Dito isto, dou por mim a concordar com quem várias vezes tenho estado em desacordo: Miguel Sousa Tavares. São dele estas palavras, retiradas da última crónica do Expresso, a propósito da utilização recorrente da palavra idoso: “Eu sei que faz parte do novo léxico politicamente correcto, (mas) alguém diz ‘o meu idoso’ em vez de ‘o meu velho’, quando se quer referir carinhosamente ao pai? Já imaginaram o que faríamos à literatura se aplicássemos a ditadura do idoso a alguns casos célebres: O Velho Que Lia Romances de Amor (…) passaria a ‘O Idoso Que Lia Romances de Amor’, O Velho e o Mar, de Hemingway, passaria a ‘O Idoso e o Mar’; Os Velhos Marinheiros, de Jorge Amado, seriam ‘Os Idosos Marinheiros’, e até o nosso ‘velho do Restelo’ acabaria transformado no idoso do Restelo”.
Feito este intróito, aqui fica a prometida transcrição parcial do texto que editei em Outubro de 2017 com o título “Vozes (cada vez mais) anoitecidas”, por entender que, infelizmente, não perdeu actualidade.
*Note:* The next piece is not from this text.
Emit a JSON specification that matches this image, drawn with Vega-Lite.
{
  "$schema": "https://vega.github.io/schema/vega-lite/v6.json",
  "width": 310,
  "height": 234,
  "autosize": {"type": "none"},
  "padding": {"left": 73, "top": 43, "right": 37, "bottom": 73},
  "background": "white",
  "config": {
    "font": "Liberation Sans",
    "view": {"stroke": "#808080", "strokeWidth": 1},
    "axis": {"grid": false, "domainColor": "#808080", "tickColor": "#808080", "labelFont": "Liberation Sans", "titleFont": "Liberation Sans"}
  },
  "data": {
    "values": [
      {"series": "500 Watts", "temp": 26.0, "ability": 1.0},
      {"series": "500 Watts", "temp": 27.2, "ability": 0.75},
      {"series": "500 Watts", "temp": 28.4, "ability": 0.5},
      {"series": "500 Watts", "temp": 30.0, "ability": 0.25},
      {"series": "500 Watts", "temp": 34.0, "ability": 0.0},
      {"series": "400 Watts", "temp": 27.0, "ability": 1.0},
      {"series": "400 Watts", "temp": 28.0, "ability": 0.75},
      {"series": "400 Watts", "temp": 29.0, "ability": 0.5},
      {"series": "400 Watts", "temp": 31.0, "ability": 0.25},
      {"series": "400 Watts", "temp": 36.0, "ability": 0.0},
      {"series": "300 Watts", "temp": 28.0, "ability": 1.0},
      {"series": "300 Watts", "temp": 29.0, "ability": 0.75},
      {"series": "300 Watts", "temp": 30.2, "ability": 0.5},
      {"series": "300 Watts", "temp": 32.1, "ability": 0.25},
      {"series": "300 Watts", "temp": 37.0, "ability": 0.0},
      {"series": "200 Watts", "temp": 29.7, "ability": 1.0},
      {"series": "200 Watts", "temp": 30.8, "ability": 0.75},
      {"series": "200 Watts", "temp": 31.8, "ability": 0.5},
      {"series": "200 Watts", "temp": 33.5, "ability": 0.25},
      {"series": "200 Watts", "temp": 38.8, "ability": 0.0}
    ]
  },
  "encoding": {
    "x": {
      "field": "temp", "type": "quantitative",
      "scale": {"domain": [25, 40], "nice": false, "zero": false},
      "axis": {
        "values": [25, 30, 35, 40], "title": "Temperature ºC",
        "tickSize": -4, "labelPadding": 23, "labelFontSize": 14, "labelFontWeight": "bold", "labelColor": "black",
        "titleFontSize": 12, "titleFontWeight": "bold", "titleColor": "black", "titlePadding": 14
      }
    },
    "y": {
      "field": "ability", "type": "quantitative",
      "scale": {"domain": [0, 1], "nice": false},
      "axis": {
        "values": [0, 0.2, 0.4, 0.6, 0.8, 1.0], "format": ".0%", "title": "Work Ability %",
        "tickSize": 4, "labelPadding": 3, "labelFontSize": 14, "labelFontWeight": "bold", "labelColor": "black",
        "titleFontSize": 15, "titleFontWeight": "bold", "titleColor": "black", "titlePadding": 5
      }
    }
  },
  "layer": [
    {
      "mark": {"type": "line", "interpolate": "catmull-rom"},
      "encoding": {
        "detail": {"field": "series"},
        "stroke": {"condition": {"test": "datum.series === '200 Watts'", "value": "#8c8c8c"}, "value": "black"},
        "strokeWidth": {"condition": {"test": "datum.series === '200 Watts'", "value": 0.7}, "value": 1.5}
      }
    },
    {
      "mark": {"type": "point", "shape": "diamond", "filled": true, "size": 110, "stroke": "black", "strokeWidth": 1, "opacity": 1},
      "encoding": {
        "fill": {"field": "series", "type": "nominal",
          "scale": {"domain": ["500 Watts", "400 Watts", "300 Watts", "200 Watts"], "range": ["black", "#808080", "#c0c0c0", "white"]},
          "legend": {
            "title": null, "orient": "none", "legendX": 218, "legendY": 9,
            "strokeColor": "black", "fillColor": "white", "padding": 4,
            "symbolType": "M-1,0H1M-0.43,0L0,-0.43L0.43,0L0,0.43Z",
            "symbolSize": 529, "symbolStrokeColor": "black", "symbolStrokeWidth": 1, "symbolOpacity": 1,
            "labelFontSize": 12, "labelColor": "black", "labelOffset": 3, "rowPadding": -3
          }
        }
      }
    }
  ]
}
“Tudo se faz para suavizar a nossos olhos a velhice dos outros. Os idosos encerram um paradoxo: a sociedade que exibe a longevidade como valor supremo é a mesma que os trata como um fardo e um problema. Estamos cercados de idosos, mas quase não os vemos. Encaixotados em lares de gosto duvidoso, duram tempo demais e dão cabo do erário público. Deixou de fazer sentido a ideia segundo a qual por cada velho que morre é uma biblioteca que desaparece (…). O envelhecimento é visto como uma “perturbação” e não como uma oportunidade de utilizar recursos adquiridos ao longo da vida; os idosos representam um fardo, esquecendo-se o apoio que muitas vezes alguns deles ainda podem prestar à família e mesmo à sociedade.
(…) A pressa, a ligeireza e o desinteresse (que é desconsideração) pelos outros, são a imagem de marca do nosso tempo. Na sociedade em que o ter se substituiu ao ser, em que cada um já não vale pelo que é, mas por aquilo que ostenta, ou pela imagem muitas vezes falsa que retoca e de si dá aos outros, quem assim nos fala não é o ser humano dotado de afectos. É o homem-máquina, um corpo sem alma, um rolo compressor que tudo cilindra à sua passagem.
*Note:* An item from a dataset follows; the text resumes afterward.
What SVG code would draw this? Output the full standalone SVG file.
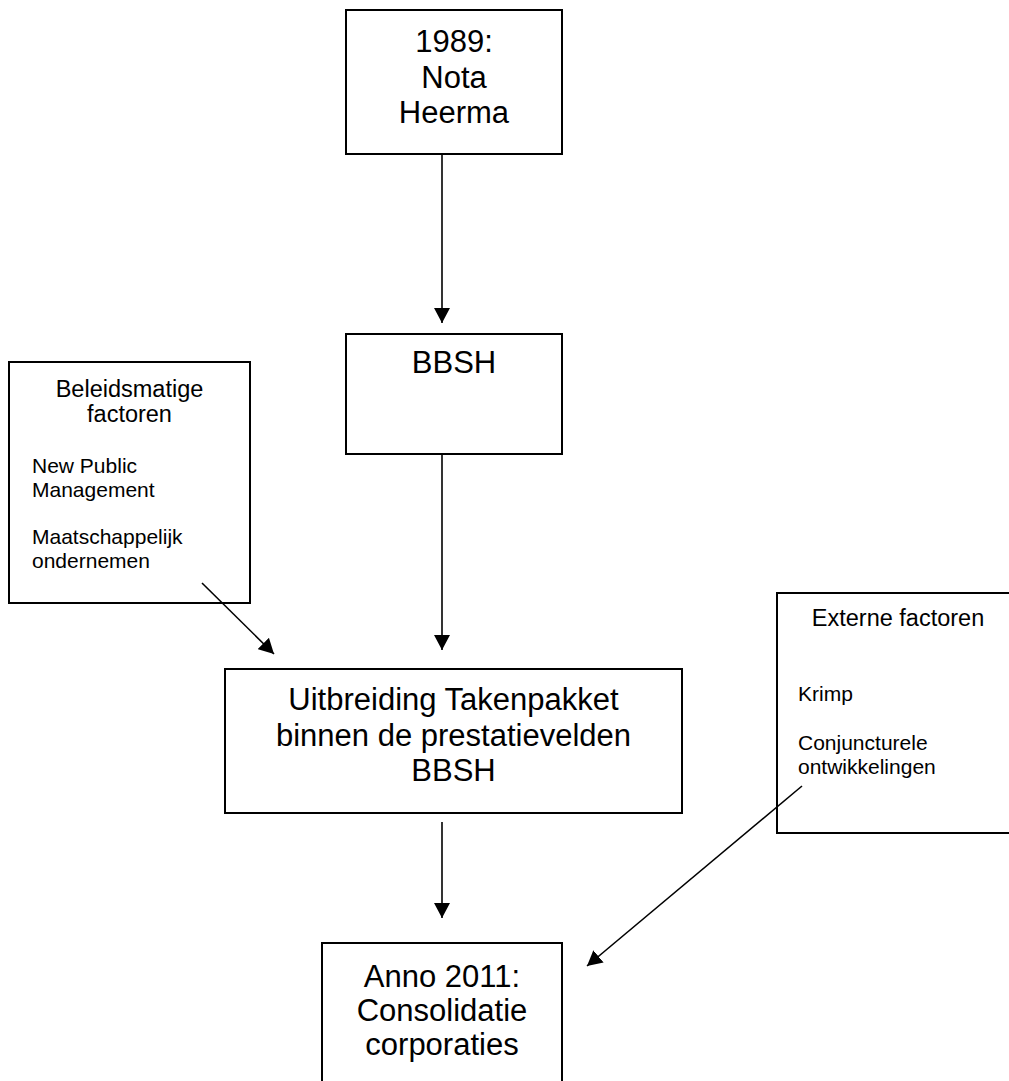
<svg xmlns="http://www.w3.org/2000/svg" width="1009" height="1081" viewBox="0 0 1009 1081">
  <style>
    .box { fill: #ffffff; stroke: #000000; stroke-width: 2; }
    .big { font-family: "Liberation Sans", Arial, sans-serif; font-size: 31px; fill: #000; text-anchor: middle; }
    .head { font-family: "Liberation Sans", Arial, sans-serif; font-size: 23.5px; fill: #000; text-anchor: middle; }
    .small { font-family: "Liberation Sans", Arial, sans-serif; font-size: 21px; fill: #000; }
    .conn { stroke: #000000; stroke-width: 1.6; fill: none; marker-end: url(#ah); }
  </style>
  <defs>
    <marker id="ah" markerUnits="userSpaceOnUse" markerWidth="16" markerHeight="16" refX="15" refY="8" orient="auto">
      <path d="M0,0 L15,8 L0,16 Z" fill="#000"/>
    </marker>
  </defs>
  <rect width="1009" height="1081" fill="#ffffff"/>

  <g id="node-nota">
    <rect class="box" x="346" y="10" width="216" height="144"/>
    <text class="big" x="454" y="52">1989:</text>
    <text class="big" x="454" y="87.5">Nota</text>
    <text class="big" x="454" y="123">Heerma</text>
  </g>

  <g id="node-bbsh">
    <rect class="box" x="346" y="334" width="216" height="120"/>
    <text class="big" x="454" y="373">BBSH</text>
  </g>

  <g id="node-beleid">
    <rect class="box" x="9" y="362" width="241" height="241"/>
    <text class="head" x="129.5" y="397">Beleidsmatige</text>
    <text class="head" x="129.5" y="422">factoren</text>
    <text class="small" x="32" y="473">New Public</text>
    <text class="small" x="32" y="497">Management</text>
    <text class="small" x="32" y="544">Maatschappelijk</text>
    <text class="small" x="32" y="568">ondernemen</text>
  </g>

  <g id="node-extern">
    <rect class="box" x="777" y="593" width="242" height="240"/>
    <text class="head" x="898" y="626">Externe factoren</text>
    <text class="small" x="798" y="701">Krimp</text>
    <text class="small" x="798" y="750">Conjuncturele</text>
    <text class="small" x="798" y="774">ontwikkelingen</text>
  </g>

  <g id="node-uitbreiding">
    <rect class="box" x="225" y="669" width="457" height="144"/>
    <text class="big" x="453.5" y="710">Uitbreiding Takenpakket</text>
    <text class="big" x="453.5" y="746">binnen de prestatievelden</text>
    <text class="big" x="453.5" y="781">BBSH</text>
  </g>

  <g id="node-anno">
    <rect class="box" x="322" y="943" width="240" height="150"/>
    <text class="big" x="442" y="987">Anno 2011:</text>
    <text class="big" x="442" y="1021">Consolidatie</text>
    <text class="big" x="442" y="1055">corporaties</text>
  </g>

  <g id="connectors">
    <line class="conn" x1="442" y1="154" x2="442" y2="323"/>
    <line class="conn" x1="442" y1="454" x2="442" y2="650"/>
    <line class="conn" x1="442" y1="822" x2="442" y2="918"/>
    <line class="conn" x1="202" y1="583" x2="274" y2="654"/>
    <line class="conn" x1="802" y1="786" x2="587" y2="966"/>
  </g>
</svg>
Dizia Cícero – orador romano que nasceu e viveu antes de Cristo – que a velhice todos a buscam alcançar, mas quando a alcançam, deploram-na. Para ser possível suportar mais facilmente o envelhecimento só parece existir um caminho: devolver a vez e a voz aos idosos”.
Mais uma vez fomos brindados pelo amigo Carlos Braga com um espectacular artigo sobre a velhice sobre a qual faz uma referência sociológica muito bem enquadrada .
Ao ler esta exposição veio-me à memória um livro de Miguel Torga ,Novos Contos da Montanha , mais precisamente o conto ” Alma Grande , o Abafador ” .Era muito salutar que os “menos velhos ” o lessem .E se o fizerem , alguns vão de certeza mudar algumas das suas concepções e atitudes sobre a velhice ……-porque estarão a pensar em si no futuro …..quando forem “velhos ” …….se lá chegarem …….claro .! Por isso se diz com toda a consistência que em relação aos mais novos , os velhos tem uma vantagem inquestionável que é o facto de já lá terem chegado ,enquanto os primeiros chegarão …ou não !!!!
“Na sociedade em que o Ter se substituiu ao Ser, em que cada um já não vale pelo que é, mas por aquilo que ostenta, ou pela imagem muitas vezes falsa que retoca e de si dá aos outros, quem assim nos fala não é o ser humano dotado de afectos. É o homem-máquina, um corpo sem alma, um rolo compressor que tudo cilindra à sua passagem.”
Assim é!
Sempre oportuno, obrigada!
Uma boa tarde, abraço amigo Carlos(assim o sinto, virtual, mas amigo)
O sentimento de amizade (mesmo que virtual) é recíproco, prezada Arminda. Obrigado pelo comentário e pela atenção que costuma dispensar àquilo que por aqui vou escrevendo. Abraço afectuoso e continuação de boa saúde, nestes dias difíceis que estamos a atravessar.
Leio. Leio do princípio ao fim. E do muito que disso me fica é saber que o Carlos Braga de hoje continua a ser aquele que conheci há muitos e muitos anos. Bem haja Carlos Braga. Um grande abraço amigo.
Obrigado amigo José Barreto. É também assim que te sinto, neste nosso reduto da amizade que começou a erguer-se há muitos anos, aí em Ilhavo. É sempre bom saber que não apagámos os registos antigos, sobretudo quando eles têm a ver com a amizade e a fraternidade. Um grande abraço.